Ралф понял, что мальчик прислушивается к его словам. И продолжал. Он рассказывал сыну о своих чувствах. Смерть Рейчел была для него и горем, и облегчением одновременно. Его виной и его болью.
— Ты рад, что тебя больше никто не бьет и не обижает, ведь так? Но, Эрик, я знаю, что ты также расстроен из-за маминой смерти, как и я. Конечно, было бы лучше, если бы мы могли изменить то, что с нами случилось, и попробовать сделать маму счастливее. Мне очень жаль, сынок, что я не смог сделать этого для тебя. Я просто не знал как…
Постоянные разногласия. Все, что он пытался сделать… уступки, на которые шел, компромиссы… все напрасно. Надежды, что они их преодолеют, не было.
— Это не твоя вина, Эрик, что мама сердилась и обижала нас. Она была очень несчастна сама по себе. В своей душе. Она нуждалась в помощи, которую мы не могли ей оказать. Ей тоже не нравилось, что…
Интересно, как далеко заходят воспоминания его сына? Когда начались его страдания? Два года назад… три? Ралф не решался спросить. Возможно, более поздние воспоминания стерли более ранние.
— Ее болезнь была в голове, Эрик, — Ралф попытался объяснить. — Так, как будто все ее мысли и чувства спутаны в клубок, а она не в силах его распутать. Но сердцем она любила тебя. И я знаю, что ты тоже любил маму. Потому что она все-таки была твоей мамой, уже не важно какой. Ты должен простить ее за все плохое, потому что на самом деле она не хотела причинять тебе боль. Она просто не могла помочь самой себе. И, я уверен, ей бы хотелось, чтобы ты, ее сын, помнил только хорошее. Поэтому постарайся сделать это, сынок. Ты сам почувствуешь себя лучше.
Всхлипывания мало помалу перешли в жалобную икоту. Эрик поднял заплаканное личико от влажной рубашки отца. Его глаза все еще молили об утешении.

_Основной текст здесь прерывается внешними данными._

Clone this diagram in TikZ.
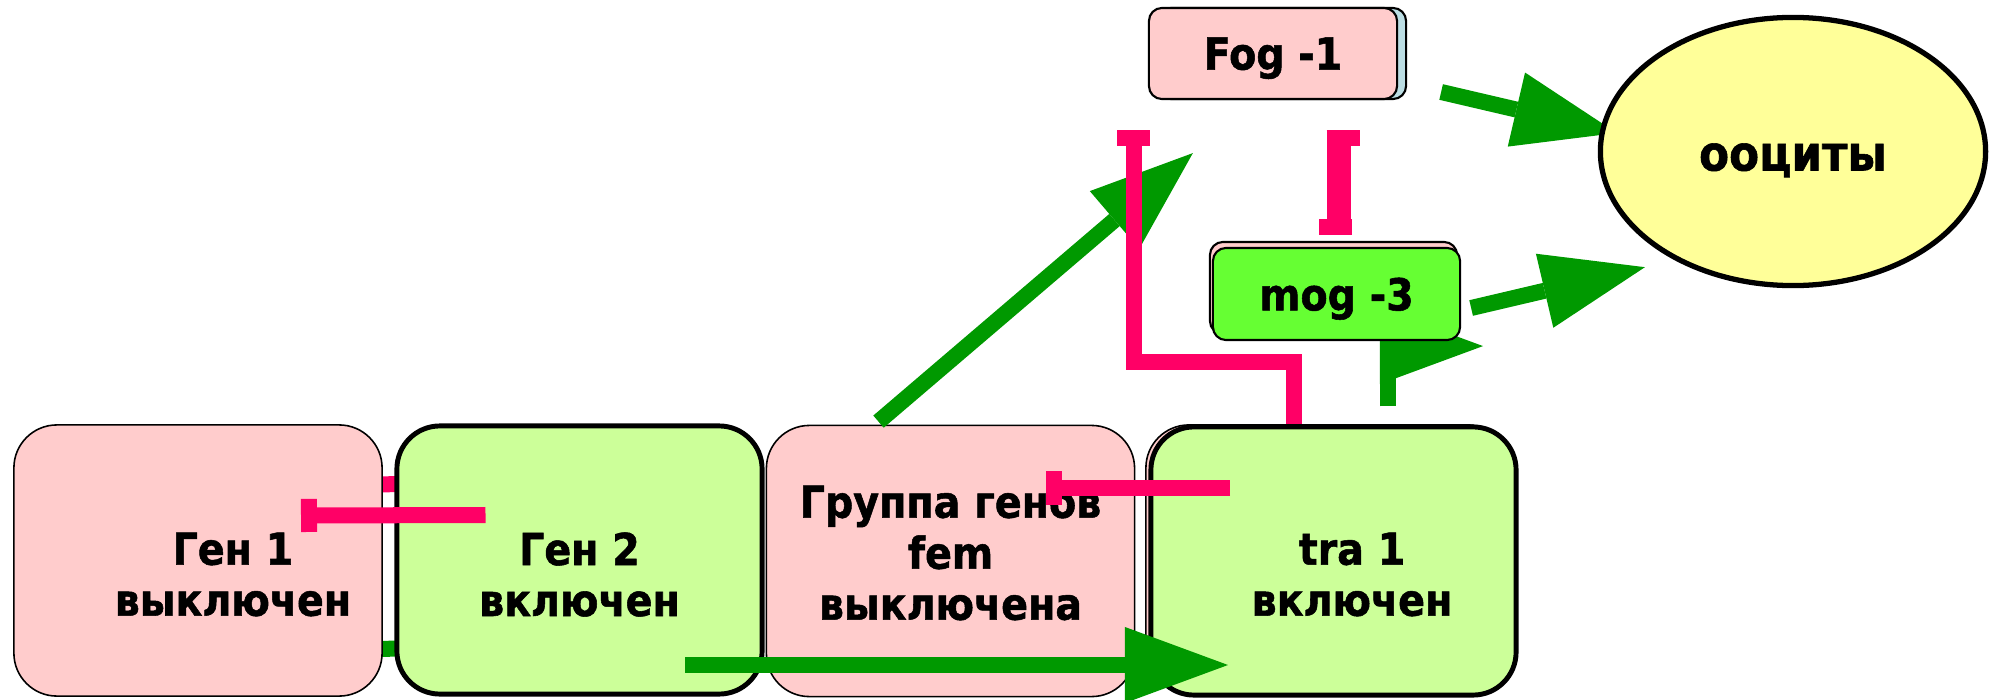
\documentclass[tikz,border=0pt]{standalone}
\usepackage{fontspec}
\setmainfont{DejaVu Sans}[FakeStretch=0.9, BoldFeatures={FakeBold=1.2}]
\usetikzlibrary{arrows.meta,shapes.geometric,shadows,calc}

\definecolor{offpink}{HTML}{FFCCCC}
\definecolor{onlime}{HTML}{CCFF99}
\definecolor{moggreen}{HTML}{66FF33}
\definecolor{oocyellow}{HTML}{FFFF99}
\definecolor{actgreen}{HTML}{009900}
\definecolor{inhpink}{HTML}{FF0066}
\definecolor{fogshade}{HTML}{BBDDE3}

\pgfdeclarelayer{back}
\pgfsetlayers{back,main}

\newcommand{\genfont}{\fontsize{12.5pt}{14.5pt}\selectfont\bfseries}

\tikzset{
    genbox/.style={draw, rounded corners=0.43cm, minimum width=3.68cm,
        minimum height=2.71cm, inner sep=0pt},
    offbox/.style={genbox, fill=offpink, line width=0.45pt},
    onbox/.style={genbox, fill=onlime, line width=1.4pt,
        minimum width=3.65cm, minimum height=2.68cm},
    smallbox/.style={draw, rounded corners=0.13cm, line width=0.6pt,
        minimum width=2.48cm, minimum height=0.91cm, inner sep=0pt,
        text depth=0pt, font=\genfont},
    genlabel/.style={align=center, font=\genfont, inner sep=0pt},
    act/.style={draw=actgreen, line width=0.16cm,
        -{Triangle[length=1.03cm,width=0.76cm,line width=0pt]}},
    inhib/.style={draw=inhpink, line width=0.16cm, -{Bar[width=0.33cm]}},
}

\begin{document}
\begin{tikzpicture}[x=0.01cm, y=-0.01cm]
    \useasboundingbox (0,0) rectangle (1993,700);

    % genes in a row
    \node[offbox] (gen1) at (198,560.5) {};
    \node[onbox] (gen2) at (579.5,560) {};
    \node[offbox] (fem) at (950.5,561) {};
    \node[onbox, general shadow={fill=offpink, draw, line width=0.45pt,
        shadow xshift=-0.05cm, shadow yshift=0.02cm}] (tra1) at (1333.5,561) {};
    \node[genlabel] (gen1txt) at (233,574.5) {Ген 1\\выключен};
    \node[genlabel] (gen2txt) at (579.5,574.5) {Ген 2\\включен};
    \node[genlabel] (femtxt) at (950.5,553) {Группа генов\\fem\\выключена};
    \node[genlabel] (tra1txt) at (1352,574.5) {tra 1\\включен};

    % upper part
    \node[smallbox, fill=offpink, general shadow={fill=fogshade, draw,
        line width=0.6pt, shadow xshift=0.09cm}] (fog) at (1273,53.5) {Fog -1};
    \node[smallbox, fill=moggreen, minimum width=2.47cm, minimum height=0.92cm,
        general shadow={fill=offpink, draw, line width=0.6pt,
        shadow xshift=-0.03cm, shadow yshift=0.06cm}] (mog) at (1336.5,294) {mog -3};
    \node[ellipse, draw, fill=oocyellow, line width=1.5pt, minimum width=3.85cm,
        minimum height=2.68cm, inner sep=0pt,
        font=\fontsize{13.8pt}{16pt}\selectfont\bfseries,
        text height=0.38cm, text depth=0pt] (ooc) at (1793,151.5) {ооциты};

    % hidden parts
    \begin{pgfonlayer}{back}
        \draw[inhpink, line width=0.16cm] ($(gen1.east)+(-20,-76)$) -- ($(gen2.west)+(20,-76)$);
        \draw[actgreen, line width=0.16cm] ($(gen1.east)+(-20,88.5)$) -- ($(gen2.west)+(20,88.5)$);
        \draw[act] ($(tra1.north)+(54.5,-18)$) |- ($(mog.south)+(146.5,5)$);
        \draw[act] ($(fog.east)+(43,38.5)$) -- ($(ooc.west)+(19,-18.5)$);
    \end{pgfonlayer}

    % activation
    \draw[act] ($(gen2.center)+(105.5,105)$) -- ($(tra1.center)+(-105.5,104)$);
    \draw[act] ($(fem.north)+(-72,-3)$) -- ($(fog.south west)+(45,53)$);
    \draw[act] ($(mog.east)+(10,14)$) -- ($(ooc.south west)+(-10,19)$);
    % repression
    \draw[inhib] ($(gen2.center)+(-94,-45)$) -- ($(gen1.center)+(103,-45)$);
    \draw[inhib] ($(tra1.center)+(-103.5,-73)$) -- ($(fem.center)+(95.5,-73)$);
    \draw[inhib] ($(tra1.north)+(-39.5,0)$) -- ++(0,-62) -| ($(fog.south west)+(-14,30)$);
    \draw[inhib] ($(mog.north)+(6.5,-12)$) -- ($(fog.south)+(70,30)$);
    \draw[inhib] ($(fog.south)+(62,38)$) -- ($(mog.north)+(-1.5,-12)$);
\end{tikzpicture}
\end{document}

— Пап, а могут дедушка и бабушка забрать меня у тебя?
Так вот почему после смерти Рейчел он отказывался ездить в Сидней. Значит, не только прошлое мучило его. Будущее тоже.
— Нет, не могут, Эрик, — уверенно заявил Ралф. — Твой дом здесь. Даже если я умру, он останется твоим домом, вместе с Шарлоттой и с Чарли, и со всеми, кто живет на станции. Твой дом всегда будет здесь, пока ты сам этого хочешь.
— Но ты ведь не собираешься умирать, правда, пап? — с тревогой спросил мальчик.
— Надеюсь, я проживу еще долго, — улыбнулся Ралф. — Я хотел бы дожить до того момента, когда ты начнешь управлять Санвиллом. Если, конечно, захочешь.
Эрик улыбнулся в ответ. — Конечно, хочу. Я хочу быть таким, как ты.
— Э, нет… — Ралф потрепал сына за подбородок. — Разве я еще не сказал тебе, что не бывает двух совершенно одинаковых людей? Я полагаю, ты будешь гораздо умнее меня. Времена меняются. И тебе легче приспособиться к этим переменам.
Мальчик улыбнулся еще шире.
— Чарли сказал, что я все быстро схватываю.
— Значит, ты должен продолжать учиться. Из тебя выйдет толк. Только не увлекайся своими занятиями настолько, чтобы забыть о людях, — Ралф обменялся с сыном серьезным мужским взглядом. — Ты сам знаешь, как больно, если к тебе относятся несправедливо. Постарайся не поступать так же с другими, сынок.